そして「蒜子火腩魚球煲/白身魚と豚バラ肉の土鍋煮込み」。
袁さんのこの種の土鍋料理、いつもと変わらず料理は煮えたぎっていてふつふつと音を立てながら、熱々のまんま登場。湯気がもうもうと上がってますから画像を取るのに一苦労。しかも、湯気が少しばかり収まるのを待ってなお、ふつふつと音を立ててるんですからその熱さ、想像してもらえるはず。大変なのは料理をテーブルに運んでくるアテンドの柏木さん。
白身魚は「めろ」。それもぶつ切りなんで「魚球」ってわけです。衣で覆われていて、衣がだし入りの煮汁をしっかり吸い込んでます。頬張ると「めろ」の身がほろりと崩れる。
「めろ」は「銀むつ」なんて名でスーパーでみかけました。もっとも、切り身ばっかりで一匹丸ごとの「めろ」はみかけたことがありません。
検索してみるとスズキ目に属する「マジェランアイナメ」、もしくは「ライギョダマシ」ってことで、深海魚。一時「銀ダラ」の収穫が激減し、それにとってかわるものとして一般化。ところが、その「銀だら」にしても、
厳密には「たら」じゃないというからややこしい。
私の印象じゃ「あいなめ」というよりも「たら」に近い感じで、脂肪分はたっぷり。というものの、なんだか、茫洋としていてとぼけているような味、というイメージが支配的。ですから、塩でしっかり締めてフライになんかしたもんです。
それが、こうやって衣にくるまれて調理されれば、ほろりと崩れる身の触感、それに茫洋とした感じも薄れ、身が引き締まる感じ。
ということでは、下拵え、塩味の塩梅、工夫ありなんじゃないでしょうか。
「豚バラ肉」というのは、厳密には皮付きバラ肉の焼き物の「焼肉」。「焼肉」をそのまんま食べると、焼かれた皮のぱりさく感が絶妙なんですが、この料理の場合、衣で包んである。というわけで、皮のぱりさく感はくたっとなって、しっとりじゅわりの触感。さしずめ天つゆにつけた天麩羅状態なわけです。しかも、これまただし入りの煮汁を吸い込んでいて旨い。
それ以外に干し椎茸。
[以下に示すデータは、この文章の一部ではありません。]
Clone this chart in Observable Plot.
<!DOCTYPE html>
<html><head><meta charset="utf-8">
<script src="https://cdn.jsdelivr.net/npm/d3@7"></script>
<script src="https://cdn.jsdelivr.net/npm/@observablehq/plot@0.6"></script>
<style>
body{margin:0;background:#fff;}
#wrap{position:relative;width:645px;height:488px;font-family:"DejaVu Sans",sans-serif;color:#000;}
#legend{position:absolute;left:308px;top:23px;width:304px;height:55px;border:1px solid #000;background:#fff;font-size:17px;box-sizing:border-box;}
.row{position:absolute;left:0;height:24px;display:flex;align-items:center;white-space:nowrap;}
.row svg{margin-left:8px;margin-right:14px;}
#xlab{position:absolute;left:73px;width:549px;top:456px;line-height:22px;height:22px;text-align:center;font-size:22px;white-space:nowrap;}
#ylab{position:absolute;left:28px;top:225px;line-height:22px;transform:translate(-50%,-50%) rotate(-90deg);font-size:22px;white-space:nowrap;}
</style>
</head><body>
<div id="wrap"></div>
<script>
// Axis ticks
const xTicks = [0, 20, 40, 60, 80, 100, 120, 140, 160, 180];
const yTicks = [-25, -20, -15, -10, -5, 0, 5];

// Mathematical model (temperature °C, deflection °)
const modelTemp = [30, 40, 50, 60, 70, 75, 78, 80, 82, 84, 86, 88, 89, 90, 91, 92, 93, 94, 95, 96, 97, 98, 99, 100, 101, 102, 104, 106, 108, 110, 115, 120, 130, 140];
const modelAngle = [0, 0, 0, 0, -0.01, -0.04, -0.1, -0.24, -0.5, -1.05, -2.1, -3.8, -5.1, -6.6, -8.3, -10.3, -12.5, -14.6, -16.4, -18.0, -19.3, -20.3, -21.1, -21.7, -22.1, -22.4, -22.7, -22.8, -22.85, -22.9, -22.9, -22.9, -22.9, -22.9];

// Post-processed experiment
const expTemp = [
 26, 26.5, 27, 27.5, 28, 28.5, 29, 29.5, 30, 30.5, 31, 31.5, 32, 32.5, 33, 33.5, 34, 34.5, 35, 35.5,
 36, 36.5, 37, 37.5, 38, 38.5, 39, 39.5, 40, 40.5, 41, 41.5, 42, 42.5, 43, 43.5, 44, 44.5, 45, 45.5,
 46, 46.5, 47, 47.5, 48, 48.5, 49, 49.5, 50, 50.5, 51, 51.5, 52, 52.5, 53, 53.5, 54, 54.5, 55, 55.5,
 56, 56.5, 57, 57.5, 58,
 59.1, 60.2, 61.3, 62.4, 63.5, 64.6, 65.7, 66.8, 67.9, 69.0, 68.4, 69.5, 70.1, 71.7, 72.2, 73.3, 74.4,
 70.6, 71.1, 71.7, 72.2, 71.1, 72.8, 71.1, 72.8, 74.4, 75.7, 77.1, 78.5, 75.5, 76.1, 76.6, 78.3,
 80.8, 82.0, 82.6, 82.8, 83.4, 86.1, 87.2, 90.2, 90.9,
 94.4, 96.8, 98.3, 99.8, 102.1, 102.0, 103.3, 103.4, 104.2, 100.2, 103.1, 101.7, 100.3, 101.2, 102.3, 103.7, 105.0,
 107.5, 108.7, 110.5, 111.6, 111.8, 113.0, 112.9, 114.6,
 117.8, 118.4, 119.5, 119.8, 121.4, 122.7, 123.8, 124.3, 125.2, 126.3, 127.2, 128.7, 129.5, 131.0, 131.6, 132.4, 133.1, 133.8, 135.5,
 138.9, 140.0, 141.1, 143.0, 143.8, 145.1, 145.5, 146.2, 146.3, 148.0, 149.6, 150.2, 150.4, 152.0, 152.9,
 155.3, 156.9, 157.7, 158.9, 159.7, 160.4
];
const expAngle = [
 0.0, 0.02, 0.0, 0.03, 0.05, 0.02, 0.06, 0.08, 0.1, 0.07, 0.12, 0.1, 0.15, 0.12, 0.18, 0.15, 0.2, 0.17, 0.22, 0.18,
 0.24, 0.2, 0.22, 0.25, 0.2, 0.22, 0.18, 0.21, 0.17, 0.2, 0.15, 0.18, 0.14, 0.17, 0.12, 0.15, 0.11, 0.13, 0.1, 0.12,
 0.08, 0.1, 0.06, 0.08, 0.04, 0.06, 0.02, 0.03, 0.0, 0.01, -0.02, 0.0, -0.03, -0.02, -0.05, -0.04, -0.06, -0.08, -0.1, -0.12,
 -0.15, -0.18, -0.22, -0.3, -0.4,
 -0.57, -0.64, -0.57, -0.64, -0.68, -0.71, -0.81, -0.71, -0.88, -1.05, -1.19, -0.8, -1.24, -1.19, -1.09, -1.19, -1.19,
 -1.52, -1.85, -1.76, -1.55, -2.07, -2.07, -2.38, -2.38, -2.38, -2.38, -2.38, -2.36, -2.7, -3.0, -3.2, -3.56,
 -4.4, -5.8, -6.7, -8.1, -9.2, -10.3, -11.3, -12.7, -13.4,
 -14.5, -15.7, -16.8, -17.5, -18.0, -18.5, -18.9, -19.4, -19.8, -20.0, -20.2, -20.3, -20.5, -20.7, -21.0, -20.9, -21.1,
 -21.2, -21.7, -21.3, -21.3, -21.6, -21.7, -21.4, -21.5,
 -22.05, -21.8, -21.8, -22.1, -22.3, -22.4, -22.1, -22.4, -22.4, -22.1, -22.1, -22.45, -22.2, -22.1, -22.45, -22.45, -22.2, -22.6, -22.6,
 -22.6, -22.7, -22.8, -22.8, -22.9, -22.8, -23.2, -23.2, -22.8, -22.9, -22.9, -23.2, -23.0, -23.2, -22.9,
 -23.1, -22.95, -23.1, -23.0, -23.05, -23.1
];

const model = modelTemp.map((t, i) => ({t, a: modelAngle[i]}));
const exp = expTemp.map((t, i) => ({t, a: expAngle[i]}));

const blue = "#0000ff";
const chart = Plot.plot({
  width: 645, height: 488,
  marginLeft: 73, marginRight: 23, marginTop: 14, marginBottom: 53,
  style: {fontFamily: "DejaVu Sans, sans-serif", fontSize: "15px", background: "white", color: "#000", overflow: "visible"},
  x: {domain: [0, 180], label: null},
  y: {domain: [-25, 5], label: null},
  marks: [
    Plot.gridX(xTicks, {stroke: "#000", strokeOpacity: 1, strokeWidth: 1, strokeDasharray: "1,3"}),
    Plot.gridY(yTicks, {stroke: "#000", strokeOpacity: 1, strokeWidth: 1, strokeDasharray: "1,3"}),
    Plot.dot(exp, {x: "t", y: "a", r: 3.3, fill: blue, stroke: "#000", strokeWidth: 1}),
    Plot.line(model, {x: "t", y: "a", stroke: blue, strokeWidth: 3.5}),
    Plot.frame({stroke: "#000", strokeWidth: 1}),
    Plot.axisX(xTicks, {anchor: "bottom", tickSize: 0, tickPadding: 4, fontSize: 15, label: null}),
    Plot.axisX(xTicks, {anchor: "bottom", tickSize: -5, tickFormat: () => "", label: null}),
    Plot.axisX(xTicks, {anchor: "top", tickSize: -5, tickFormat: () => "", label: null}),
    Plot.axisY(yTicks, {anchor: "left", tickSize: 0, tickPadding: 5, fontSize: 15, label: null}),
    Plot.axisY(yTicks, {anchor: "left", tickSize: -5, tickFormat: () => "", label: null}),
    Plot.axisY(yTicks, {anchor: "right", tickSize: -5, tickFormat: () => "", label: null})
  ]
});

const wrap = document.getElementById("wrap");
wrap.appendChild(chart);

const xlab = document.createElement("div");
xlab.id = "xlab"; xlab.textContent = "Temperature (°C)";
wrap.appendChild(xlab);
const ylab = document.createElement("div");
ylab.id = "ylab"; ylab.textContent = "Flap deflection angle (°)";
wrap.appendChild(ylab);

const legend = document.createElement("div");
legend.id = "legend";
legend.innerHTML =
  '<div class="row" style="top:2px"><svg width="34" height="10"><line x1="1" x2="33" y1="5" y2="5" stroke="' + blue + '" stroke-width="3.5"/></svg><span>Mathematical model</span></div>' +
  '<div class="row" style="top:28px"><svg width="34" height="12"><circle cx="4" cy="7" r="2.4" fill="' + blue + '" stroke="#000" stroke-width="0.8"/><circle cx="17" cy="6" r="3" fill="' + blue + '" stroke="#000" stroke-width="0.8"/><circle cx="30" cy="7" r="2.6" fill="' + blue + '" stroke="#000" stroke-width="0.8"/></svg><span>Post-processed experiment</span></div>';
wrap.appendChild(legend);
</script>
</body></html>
旨味のある味、風味は格別。加えて、見逃せないが料理名に「蒜子」とあるように、にんにくの存在。その一粒、丸ごと煎り焼きにして風味付けにされてるわけですが、それだけじゃあない。
丸ごと一粒のにんにく。火を通せばとんがった辛味が薄れ、甘味、旨味を醸し出す。それが、この料理の味の決め手のひとつ、なのは明らかです。煮込まれてそのエッセンスを抽出した後のにんにくは、だしがら状態のはずなのに、ほくほくとしていて旨い。
先の例湯での「百合根」に通じるところもある。香味野菜ですから、食べる必要もないのに、そのほくほく感、甘味のかすかに残っただしがら状態のにんにく、食べたくなります。
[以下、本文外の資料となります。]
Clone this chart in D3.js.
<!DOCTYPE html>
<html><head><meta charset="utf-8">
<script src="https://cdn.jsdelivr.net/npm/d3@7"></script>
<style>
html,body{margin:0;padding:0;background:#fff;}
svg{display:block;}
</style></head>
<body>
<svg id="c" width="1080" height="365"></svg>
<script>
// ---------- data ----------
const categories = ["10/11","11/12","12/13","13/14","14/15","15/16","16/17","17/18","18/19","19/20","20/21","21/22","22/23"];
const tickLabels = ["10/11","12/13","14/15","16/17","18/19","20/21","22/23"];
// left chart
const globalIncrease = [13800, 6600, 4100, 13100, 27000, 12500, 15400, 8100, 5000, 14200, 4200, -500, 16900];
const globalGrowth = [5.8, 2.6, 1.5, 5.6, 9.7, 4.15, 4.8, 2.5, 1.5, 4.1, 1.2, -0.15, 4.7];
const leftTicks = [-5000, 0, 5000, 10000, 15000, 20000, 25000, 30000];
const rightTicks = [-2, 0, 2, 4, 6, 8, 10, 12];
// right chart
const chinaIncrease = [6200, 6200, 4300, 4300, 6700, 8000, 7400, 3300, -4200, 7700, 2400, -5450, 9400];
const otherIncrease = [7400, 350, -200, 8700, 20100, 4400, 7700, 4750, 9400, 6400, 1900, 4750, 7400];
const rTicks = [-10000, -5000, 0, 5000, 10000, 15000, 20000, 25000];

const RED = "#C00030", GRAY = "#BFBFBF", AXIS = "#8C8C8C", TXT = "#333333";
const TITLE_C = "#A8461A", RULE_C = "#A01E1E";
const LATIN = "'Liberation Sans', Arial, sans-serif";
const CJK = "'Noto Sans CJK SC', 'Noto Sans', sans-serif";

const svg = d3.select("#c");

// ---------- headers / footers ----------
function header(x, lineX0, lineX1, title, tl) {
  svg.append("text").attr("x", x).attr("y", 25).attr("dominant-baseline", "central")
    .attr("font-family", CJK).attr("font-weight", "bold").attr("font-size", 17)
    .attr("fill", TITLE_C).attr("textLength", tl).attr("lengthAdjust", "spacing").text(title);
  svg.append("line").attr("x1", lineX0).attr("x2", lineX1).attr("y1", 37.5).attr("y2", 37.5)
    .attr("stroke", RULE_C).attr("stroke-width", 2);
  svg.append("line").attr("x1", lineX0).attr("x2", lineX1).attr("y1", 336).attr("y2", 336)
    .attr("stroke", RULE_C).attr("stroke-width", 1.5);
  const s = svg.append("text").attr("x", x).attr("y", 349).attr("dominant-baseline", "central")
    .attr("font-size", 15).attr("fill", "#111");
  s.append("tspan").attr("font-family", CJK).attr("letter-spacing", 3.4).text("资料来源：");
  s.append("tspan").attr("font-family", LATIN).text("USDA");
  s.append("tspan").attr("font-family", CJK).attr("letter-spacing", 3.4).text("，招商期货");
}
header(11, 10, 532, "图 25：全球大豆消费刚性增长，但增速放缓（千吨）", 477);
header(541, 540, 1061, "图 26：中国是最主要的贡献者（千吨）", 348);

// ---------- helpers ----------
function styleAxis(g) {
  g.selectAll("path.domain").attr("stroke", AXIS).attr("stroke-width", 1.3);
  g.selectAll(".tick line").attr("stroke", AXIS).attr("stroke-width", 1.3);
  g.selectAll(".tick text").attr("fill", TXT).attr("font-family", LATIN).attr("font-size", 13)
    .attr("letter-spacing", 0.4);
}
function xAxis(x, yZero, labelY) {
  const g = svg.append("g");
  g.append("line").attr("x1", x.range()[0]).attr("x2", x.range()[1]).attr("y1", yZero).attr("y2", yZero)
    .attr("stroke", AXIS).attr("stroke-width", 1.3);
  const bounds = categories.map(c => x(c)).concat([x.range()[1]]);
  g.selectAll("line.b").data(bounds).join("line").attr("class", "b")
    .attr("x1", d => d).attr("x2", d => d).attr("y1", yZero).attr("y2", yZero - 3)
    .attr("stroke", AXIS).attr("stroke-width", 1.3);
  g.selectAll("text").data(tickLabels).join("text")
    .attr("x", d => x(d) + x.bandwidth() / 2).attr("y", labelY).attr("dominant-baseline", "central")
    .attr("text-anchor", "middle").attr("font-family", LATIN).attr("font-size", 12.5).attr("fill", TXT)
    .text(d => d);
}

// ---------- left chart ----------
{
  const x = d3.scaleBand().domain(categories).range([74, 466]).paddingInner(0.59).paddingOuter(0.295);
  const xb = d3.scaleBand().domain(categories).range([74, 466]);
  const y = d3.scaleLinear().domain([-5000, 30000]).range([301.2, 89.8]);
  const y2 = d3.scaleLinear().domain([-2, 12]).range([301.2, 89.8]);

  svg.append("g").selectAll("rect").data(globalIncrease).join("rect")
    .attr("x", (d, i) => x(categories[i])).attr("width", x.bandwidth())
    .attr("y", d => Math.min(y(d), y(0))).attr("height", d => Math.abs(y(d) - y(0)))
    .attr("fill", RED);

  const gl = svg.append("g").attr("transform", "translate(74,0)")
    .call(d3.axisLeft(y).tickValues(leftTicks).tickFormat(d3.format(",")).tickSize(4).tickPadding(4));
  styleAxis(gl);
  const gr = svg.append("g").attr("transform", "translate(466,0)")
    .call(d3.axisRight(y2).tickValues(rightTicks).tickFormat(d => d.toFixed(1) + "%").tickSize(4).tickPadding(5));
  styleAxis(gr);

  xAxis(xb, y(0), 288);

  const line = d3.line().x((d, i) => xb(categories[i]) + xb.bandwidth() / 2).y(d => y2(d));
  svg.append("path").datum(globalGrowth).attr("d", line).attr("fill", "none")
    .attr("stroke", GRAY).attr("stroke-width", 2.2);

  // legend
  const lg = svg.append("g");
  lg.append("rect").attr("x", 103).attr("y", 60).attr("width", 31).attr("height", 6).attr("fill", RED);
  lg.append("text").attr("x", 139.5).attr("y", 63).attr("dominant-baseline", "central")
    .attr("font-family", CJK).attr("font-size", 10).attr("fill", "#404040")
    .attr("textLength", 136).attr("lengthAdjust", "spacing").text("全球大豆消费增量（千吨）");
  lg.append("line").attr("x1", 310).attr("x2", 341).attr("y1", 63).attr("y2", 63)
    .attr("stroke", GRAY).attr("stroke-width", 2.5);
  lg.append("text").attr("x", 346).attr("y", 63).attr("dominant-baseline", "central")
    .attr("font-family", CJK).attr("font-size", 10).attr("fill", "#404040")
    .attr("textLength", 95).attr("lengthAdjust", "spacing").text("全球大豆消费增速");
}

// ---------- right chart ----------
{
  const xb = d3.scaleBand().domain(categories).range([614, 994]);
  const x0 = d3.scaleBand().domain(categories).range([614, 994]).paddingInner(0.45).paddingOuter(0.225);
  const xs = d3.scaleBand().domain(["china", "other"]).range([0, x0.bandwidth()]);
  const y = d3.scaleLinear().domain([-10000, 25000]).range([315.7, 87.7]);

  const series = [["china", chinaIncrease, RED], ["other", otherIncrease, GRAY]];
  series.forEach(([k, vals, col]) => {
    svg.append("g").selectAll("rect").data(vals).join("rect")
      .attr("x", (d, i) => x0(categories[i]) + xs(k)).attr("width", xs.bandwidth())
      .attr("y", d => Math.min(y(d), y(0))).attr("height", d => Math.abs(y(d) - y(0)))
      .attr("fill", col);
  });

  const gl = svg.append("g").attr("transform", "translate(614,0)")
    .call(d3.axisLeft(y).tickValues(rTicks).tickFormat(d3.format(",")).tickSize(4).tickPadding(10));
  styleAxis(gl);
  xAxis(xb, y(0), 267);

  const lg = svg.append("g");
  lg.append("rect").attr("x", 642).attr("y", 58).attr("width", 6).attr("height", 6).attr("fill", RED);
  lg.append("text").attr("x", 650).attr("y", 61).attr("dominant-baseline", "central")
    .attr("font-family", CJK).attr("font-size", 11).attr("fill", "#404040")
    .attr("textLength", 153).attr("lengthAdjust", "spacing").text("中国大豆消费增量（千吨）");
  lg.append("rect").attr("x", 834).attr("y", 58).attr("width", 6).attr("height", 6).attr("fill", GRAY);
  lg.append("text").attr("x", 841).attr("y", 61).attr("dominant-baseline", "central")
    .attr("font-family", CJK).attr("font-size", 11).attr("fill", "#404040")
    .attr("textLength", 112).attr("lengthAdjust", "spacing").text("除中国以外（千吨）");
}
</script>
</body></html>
「あ、どうしよう。にんにく食べると、匂い、残っちゃう!けど、美味しいから、食べちゃいます!」なんて声も上がったりして。でも、この料理にはすっかりにんにくのエキス、が抽出されてるわけですから、にんにく食べなくったって、同じこと、無駄な言い訳じゃないでしょうか。
それより、この料理の味付け、だし入りの煮汁が旨い。でも、そのだし、広東料理でのこの種の料理、炒め鍋煮込みには一般的なことですけど、「上湯」じゃなくて「二湯」、つまりは二番だし?なんて感じでしたが、袁さんに尋ねたところ、案の定「ニ湯」ってことでした。そして、味付けはオイスター・ソースの「蠔油」、中国たまり醤油の「老抽」。
日本では鍋肌に醤油を垂らして生まれる焼け焦げの香ばしさ、風味が中華らしさの特徴のひとつとして語られたりしますけど、それっていささか粗野で乱暴な調味、調理の産物。それとは対照的な「だし」と「蠔油」、「老抽」のこくのある旨味による奥深い味わい、風味が素晴らしい。
香港じゃあたりまえ、なんですが日本ではなかなかお目にかかれない土鍋炒め煮込み料理です。それだけでも嬉しくなっちゃいます。